Here's the system I use at The Teal Farm to fix it — real-time labour %, cash position, and VAT liability in one dashboard. 30-minute setup. £97 once, no monthly fees.
Get Pub Command Centre — £97 →No monthly fees. 30-day money-back guarantee. Built by a working pub landlord.
Most pub landlords don’t budget monthly—they wait until the accountant’s year-end summary to find out where the money went, and by then it’s far too late to fix anything. A monthly budget template isn’t a fancy finance spreadsheet; it’s a survival tool that shows you exactly where your cash is flowing and where it’s leaking away. If you’re running a pub without a monthly forecast, you’re flying blind, and every decision you make is based on guesswork rather than data. This guide will walk you through building a practical pub monthly budget template designed for the real operational pressures of running a UK pub in 2026—from quiet Tuesdays to packed match days—and show you how to use it to protect your profit margin before the month even ends.
Key Takeaways
- A monthly budget template for UK pubs must separate wet sales, food sales, and other revenue streams because each has a different cost structure and margin profile.

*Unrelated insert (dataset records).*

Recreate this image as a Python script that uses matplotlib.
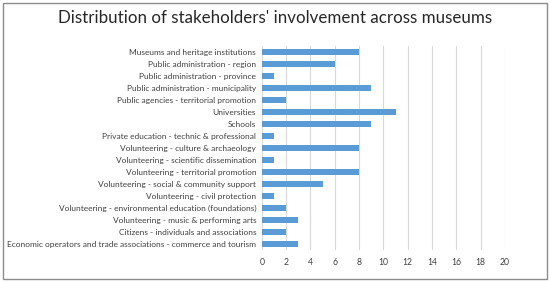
import matplotlib
matplotlib.use("Agg")
from matplotlib import pyplot as plt
from matplotlib.patches import Rectangle

categories = [
    "Museums and heritage institutions",
    "Public administration - region",
    "Public administration - province",
    "Public administration - municipality",
    "Public agencies - territorial promotion",
    "Universities",
    "Schools",
    "Private education - technic & professional",
    "Volunteering - culture & archaeology",
    "Volunteering - scientific dissemination",
    "Volunteering - territorial promotion",
    "Volunteering - social & community support",
    "Volunteering - civil protection",
    "Volunteering - environmental education (foundations)",
    "Volunteering - music & performing arts",
    "Citizens - individuals and associations",
    "Economic operators and trade associations - commerce and tourism",
]
values = [8, 6, 1, 9, 2, 11, 9, 1, 8, 1, 8, 5, 1, 2, 3, 2, 3]
x_ticks = list(range(0, 21, 2))

plt.rcParams['font.family'] = ['Lato', 'DejaVu Sans']

fig = plt.figure(figsize=(5.5, 2.82), dpi=100)
ax = fig.add_axes([0.476, 0.113, 0.442, 0.724])

y = list(range(len(categories)))
ax.barh(y, values, height=0.45, color="#5B9BD5", zorder=3)
ax.set_ylim(len(categories) - 0.5, -0.5)
ax.set_xlim(0, 20)
ax.set_xticks(x_ticks)
ax.set_yticks(y)
ax.set_yticklabels(categories, fontsize=6.0, color="#404040")
ax.tick_params(axis="x", labelsize=6.2, labelcolor="#404040", length=0, pad=6)
ax.tick_params(axis="y", length=0, pad=4)
ax.grid(True, axis="x", color="#D9D9D9", linewidth=0.8, zorder=0)
for s in ax.spines.values():
    s.set_visible(False)

fig.text(0.5, 0.935, "Distribution of stakeholders' involvement across museums",
         ha="center", va="center", fontsize=12.2, color="#262626")
fig.patches.append(Rectangle((0.006, 0.012), 0.988, 0.976, transform=fig.transFigure,
                             fill=False, edgecolor="#8C8C8C", linewidth=1))

fig.savefig("out.png", dpi=100)
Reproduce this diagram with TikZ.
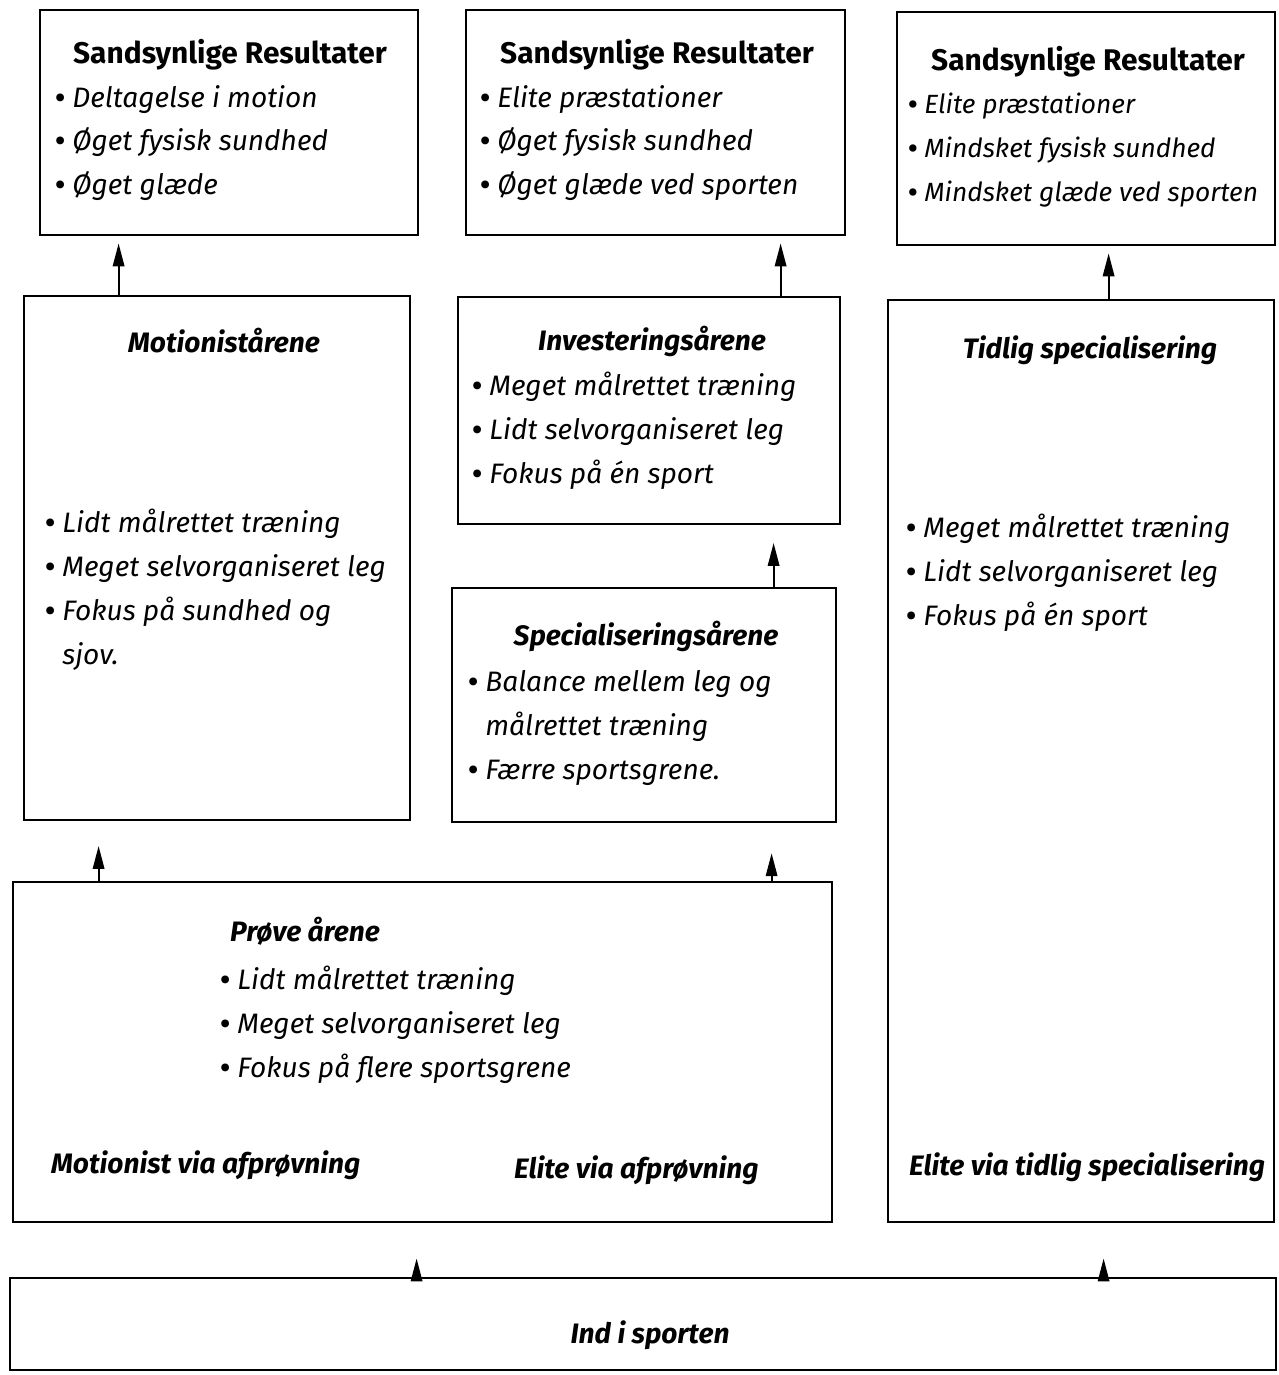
\documentclass[tikz,border=0pt]{standalone}
\usepackage{fontspec}
\setmainfont{Fira Sans}
\usepackage{tikz}
\usetikzlibrary{arrows.meta,calc,fit}
\newcommand{\blt}{{\bfseries\upshape •}}

\begin{document}
\begin{tikzpicture}[x=0.02cm,y=-0.02cm,
  box/.style={draw,line width=1.6pt,inner sep=0pt},
  hd/.style={font=\fontsize{17}{25}\selectfont\bfseries},
  ttl/.style={font=\fontsize{16}{25}\selectfont\bfseries\itshape},
  lst/.style={font=\fontsize{16}{25}\selectfont\itshape,align=left,anchor=west,inner sep=0pt},
  arr/.style={-{Triangle[length=13pt,width=6.5pt]},line width=1.1pt}]
\useasboundingbox (0,0) rectangle (1278,1375);
\node[box,fit={(40,10) (418,235)}] (res1) {};
\node[box,fit={(466,10) (845,235)}] (res2) {};
\node[box,fit={(897,12) (1275,245)}] (res3) {};
\node[box,fit={(24,296) (410,820)}] (mot) {};
\node[box,fit={(458,297) (840,524)}] (inv) {};
\node[box,fit={(452,588) (836,822)}] (spe) {};
\node[box,fit={(888,300) (1274,1222)}] (tid) {};
\node[box,fit={(13,882) (832,1222)}] (pro) {};
\node[box,fit={(10,1278) (1276,1370)}] (ind) {};
\node[hd] (res1t) at (230,55) {Sandsynlige Resultater};
\node[lst] (res1l) at (55,143) {\blt{} Deltagelse i motion\\\blt{} Øget fysisk sundhed\\\blt{} Øget glæde};
\node[hd] (res2t) at (657,55) {Sandsynlige Resultater};
\node[lst] (res2l) at (480,143) {\blt{} Elite præstationer\\\blt{} Øget fysisk sundhed\\\blt{} Øget glæde ved sporten};
\node[hd] (res3t) at (1088,62) {Sandsynlige Resultater};
\node[lst,font=\fontsize{15}{25}\selectfont\itshape] (res3l) at (908,150) {\blt{} Elite præstationer\\\blt{} Mindsket fysisk sundhed\\\blt{} Mindsket glæde ved sporten};
\node[ttl] (mott) at (224,341) {Motionistårene};
\node[lst] (motl) at (45,590) {\blt{} Lidt målrettet træning\\\blt{} Meget selvorganiseret leg\\\blt{} Fokus på sundhed og\\\phantom{\blt{} }sjov.};
\node[ttl] (invt) at (652,341) {Investeringsårene};
\node[lst] (invl) at (472,431) {\blt{} Meget målrettet træning\\\blt{} Lidt selvorganiseret leg\\\blt{} Fokus på én sport};
\node[ttl] (spet) at (646,636) {Specialiseringsårene};
\node[lst] (spel) at (468,728) {\blt{} Balance mellem leg og\\\phantom{\blt{} }målrettet træning\\\blt{} Færre sportsgrene.};
\node[ttl] (tidt) at (1090,350) {Tidlig specialisering};
\node[lst] (tidl) at (906,573) {\blt{} Meget målrettet træning\\\blt{} Lidt selvorganiseret leg\\\blt{} Fokus på én sport};
\node[ttl,anchor=west] (prot) at (224,931) {Prøve årene};
\node[lst] (prol) at (220,1025) {\blt{} Lidt målrettet træning\\\blt{} Meget selvorganiseret leg\\\blt{} Fokus på flere sportsgrene};
\node[ttl,anchor=west] (motv) at (45,1165) {Motionist via afprøvning};
\node[ttl,anchor=west] (elv) at (508,1170) {Elite via afprøvning};
\node[ttl,anchor=west] (eltv) at (903,1167) {Elite via tidlig specialisering};
\node[ttl] (indt) at (650,1335) {Ind i sporten};
\draw[arr,shorten >=4pt] ($(mot.north west)+(96,0)$) -- ($(res1.south west)+(80,0)$);
\draw[arr,shorten >=4pt] ($(inv.north west)+(324,0)$) -- ($(res2.south west)+(316,0)$);
\draw[arr,shorten >=4pt] ($(tid.north west)+(222,0)$) -- ($(res3.south west)+(213,0)$);
\draw[arr,shorten >=10pt] ($(spe.north west)+(323,0)$) -- ($(inv.south west)+(317,0)$);
\draw[arr,shorten >=14pt] ($(pro.north west)+(87,0)$) -- ($(mot.south west)+(76,0)$);
\draw[arr,shorten >=17pt] ($(pro.north west)+(760,0)$) -- ($(spe.south west)+(321,0)$);
\draw[arr,shorten >=20pt] ($(ind.north west)+(408,0)$) -- ($(pro.south west)+(405,0)$);
\draw[arr,shorten >=20pt] ($(ind.north west)+(1095,0)$) -- ($(tid.south west)+(217,0)$);
\end{tikzpicture}
\end{document}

- The most important line in any pub budget is not total revenue—it is the cash surplus or deficit, because revenue means nothing if you cannot pay your suppliers on time.
- Tied pub tenants operating under a pubco must forecast against pubco pricing and mandatory product purchases, not on open market rates, or your budget will be meaningless.
- Monthly variance analysis—comparing actual results against budget—takes 20 minutes but reveals cost problems in real time, before they compound into quarterly losses.
Why Most Pubs Fail at Monthly Budgeting
I’ve seen a lot of pubs struggle with budgeting, and the problem is almost always the same: they treat it like a compliance exercise rather than a management tool. They build a budget in spreadsheet because an accountant told them to, then never look at it again until February when the accountant asks for it. By then, the damage is done.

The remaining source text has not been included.